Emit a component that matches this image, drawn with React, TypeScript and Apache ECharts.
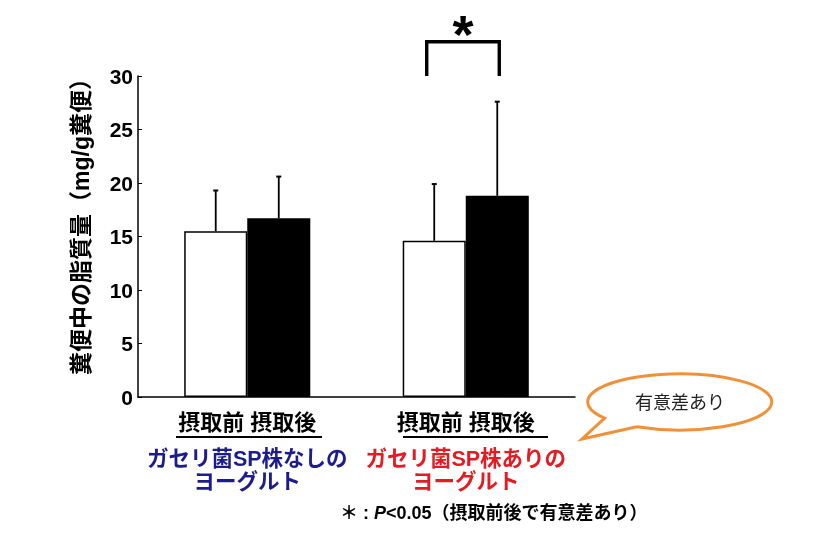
import React, { useEffect, useRef } from "react";
import * as echarts from "echarts";

const categories = ["ガセリ菌SP株なしの\nヨーグルト", "ガセリ菌SP株ありの\nヨーグルト"];
const seriesNames = ["摂取前", "摂取後"];
const beforeValues = [15.5, 14.6];
const afterValues = [16.7, 18.8];
const beforeErrTop = [19.3, 19.9];
const afterErrTop = [20.6, 27.6];
const yMin = 0;
const yMax = 30;
const yInterval = 5;
const categoryColors = ["#1c1c8c", "#e31b23"];
const sigCategory = 1;
const sigMark = "*";
const yAxisTitle = "糞便中の脂質量（mg/g糞便）";
const bubbleText = "有意差あり";

const JP = "'Liberation Sans', 'Noto Sans CJK JP', sans-serif";
const GAP = 0.423;

const bubblePath =
  "M -43.2 24.7 L -98 37 L -75.4 16.1 A 92 28 0 1 1 -43.2 24.7 Z";
echarts.graphic.registerShape("bubble", echarts.graphic.extendPath(bubblePath, {}) as any);

const errData = [
  ...beforeValues.map((v, i) => [i, v, beforeErrTop[i], -1]),
  ...afterValues.map((v, i) => [i, v, afterErrTop[i], 1]),
];

const option: any = {
  animation: false,
  grid: { left: 138, top: 76, right: 249, bottom: 140, containLabel: false },
  xAxis: {
    type: "category",
    data: categories,
    axisLine: { lineStyle: { color: "#000", width: 1.5 } },
    axisTick: { inside: true, length: 4, lineStyle: { color: "#000" } },
    axisLabel: {
      interval: 0,
      margin: 0,
      formatter: (value: string, idx: number) => {
        const key = idx === 0 ? "b" : "r";
        const lines = value.split("\n");
        return [`{h|${seriesNames.join(" ")}}`, ...lines.map((l) => `{${key}|${l}}`)].join("\n");
      },
      rich: {
        h: { fontSize: 22, fontWeight: "bold", color: "#000", lineHeight: 50, fontFamily: JP },
        b: { fontSize: 21.5, fontWeight: "bold", color: categoryColors[0], lineHeight: 23, fontFamily: JP },
        r: { fontSize: 21.5, fontWeight: "bold", color: categoryColors[1], lineHeight: 23, fontFamily: JP },
      },
    },
  },
  yAxis: {
    type: "value",
    min: yMin,
    max: yMax,
    interval: yInterval,
    splitLine: { show: false },
    axisLine: { show: true, lineStyle: { color: "#000", width: 1.5 } },
    axisTick: { show: true, inside: true, length: 4, lineStyle: { color: "#000" } },
    axisLabel: {
      color: "#000",
      fontSize: 21,
      fontWeight: "bold",
      fontFamily: "'Liberation Sans', Arial, sans-serif",
      margin: 5,
    },
  },
  series: [
    {
      type: "bar",
      name: seriesNames[0],
      data: beforeValues,
      barGap: "0%",
      barCategoryGap: `${GAP * 100}%`,
      itemStyle: { color: "#fff", borderColor: "#000", borderWidth: 1.5 },
    },
    {
      type: "bar",
      name: seriesNames[1],
      data: afterValues,
      itemStyle: { color: "#000", borderColor: "#000", borderWidth: 1.5 },
    },
    {
      type: "custom",
      name: "err",
      z: 5,
      encode: { x: 0, y: 1 },
      data: errData,
      renderItem: (params: any, api: any) => {
        const cat = api.value(0);
        const val = api.value(1);
        const top = api.value(2);
        const side = api.value(3);
        const band = api.size([1, 0])[0];
        const barW = (band * (1 - GAP)) / 2;
        const p0 = api.coord([cat, val]);
        const p1 = api.coord([cat, top]);
        const x = p0[0] + (side * barW) / 2;
        return {
          type: "group",
          children: [
            { type: "line", shape: { x1: x, y1: p0[1], x2: x, y2: p1[1] }, style: { stroke: "#000", lineWidth: 1.8 } },
            { type: "line", shape: { x1: x - 2.5, y1: p1[1], x2: x + 2.5, y2: p1[1] }, style: { stroke: "#000", lineWidth: 2 } },
          ],
        };
      },
    },
    {
      type: "custom",
      name: "sig",
      z: 5,
      clip: false,
      encode: { x: 0, y: 1 },
      data: [[sigCategory, yMax, 33.2]],
      renderItem: (params: any, api: any) => {
        const cat = api.value(0);
        const base = api.value(1);
        const topV = api.value(2);
        const band = api.size([1, 0])[0];
        const barW = (band * (1 - GAP)) / 2;
        const pb = api.coord([cat, base]);
        const pt = api.coord([cat, topV]);
        const xl = pb[0] - barW / 2 - 7.5;
        const xr = pb[0] + barW / 2 + 2;
        return {
          type: "group",
          children: [
            {
              type: "polyline",
              shape: { points: [[xl, pb[1]], [xl, pt[1]], [xr, pt[1]], [xr, pb[1]]] },
              style: { stroke: "#000", lineWidth: 3.4, fill: "none", lineJoin: "miter" },
            },
            {
              type: "text",
              x: (xl + xr) / 2,
              y: pt[1] - 8,
              style: {
                text: sigMark,
                font: "bold 54px 'Liberation Sans', Arial, sans-serif",
                fill: "#000",
                align: "center",
                verticalAlign: "middle",
              },
            },
          ],
        };
      },
    },
  ],
  graphic: [
    {
      type: "text",
      x: 81,
      y: 221,
      rotation: Math.PI / 2,
      style: {
        text: yAxisTitle,
        font: `bold 23px ${JP}`,
        fill: "#000",
        align: "center",
        verticalAlign: "middle",
      },
    },
    { type: "line", shape: { x1: 176, y1: 437, x2: 322, y2: 437 }, style: { stroke: "#000", lineWidth: 2 } },
    { type: "line", shape: { x1: 403, y1: 437, x2: 548, y2: 437 }, style: { stroke: "#000", lineWidth: 2 } },
    {
      type: "text",
      x: 340,
      y: 513,
      style: {
        text: "{a|＊ : }{i|P}{a|<0.05（摂取前後で有意差あり）}",
        align: "left",
        verticalAlign: "middle",
        rich: {
          a: { fontSize: 18, fontWeight: "bold", fontFamily: JP, fill: "#000" },
          i: { fontSize: 18, fontWeight: "bold", fontStyle: "italic", fontFamily: JP, fill: "#000" },
        },
      },
    },
    {
      type: "bubble",
      x: 680,
      y: 402,
      style: { fill: "#fff", stroke: "#f0913a", lineWidth: 3 },
    },
    {
      type: "text",
      x: 680,
      y: 401,
      style: {
        text: bubbleText,
        font: "18px 'Noto Sans CJK JP', sans-serif",
        fill: "#222",
        align: "center",
        verticalAlign: "middle",
      },
    },
  ],
};

export default function App() {
  const ref = useRef<HTMLDivElement>(null);
  useEffect(() => {
    const chart = echarts.init(ref.current!, null, { renderer: "svg" });
    chart.setOption(option);
    return () => chart.dispose();
  }, []);
  return <div ref={ref} style={{ position: "fixed", left: 0, top: 0, width: 824, height: 537 }} />;
}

### Stated exercise
Begin at the first line of the data above and repeat each line exactly, stopping after the line containing "import * as". Omit the pictures.

### Full answer
Emit a component that matches this image, drawn with React, TypeScript and Apache ECharts.
import React, { useEffect, useRef } from "react";
import * as echarts from "echarts";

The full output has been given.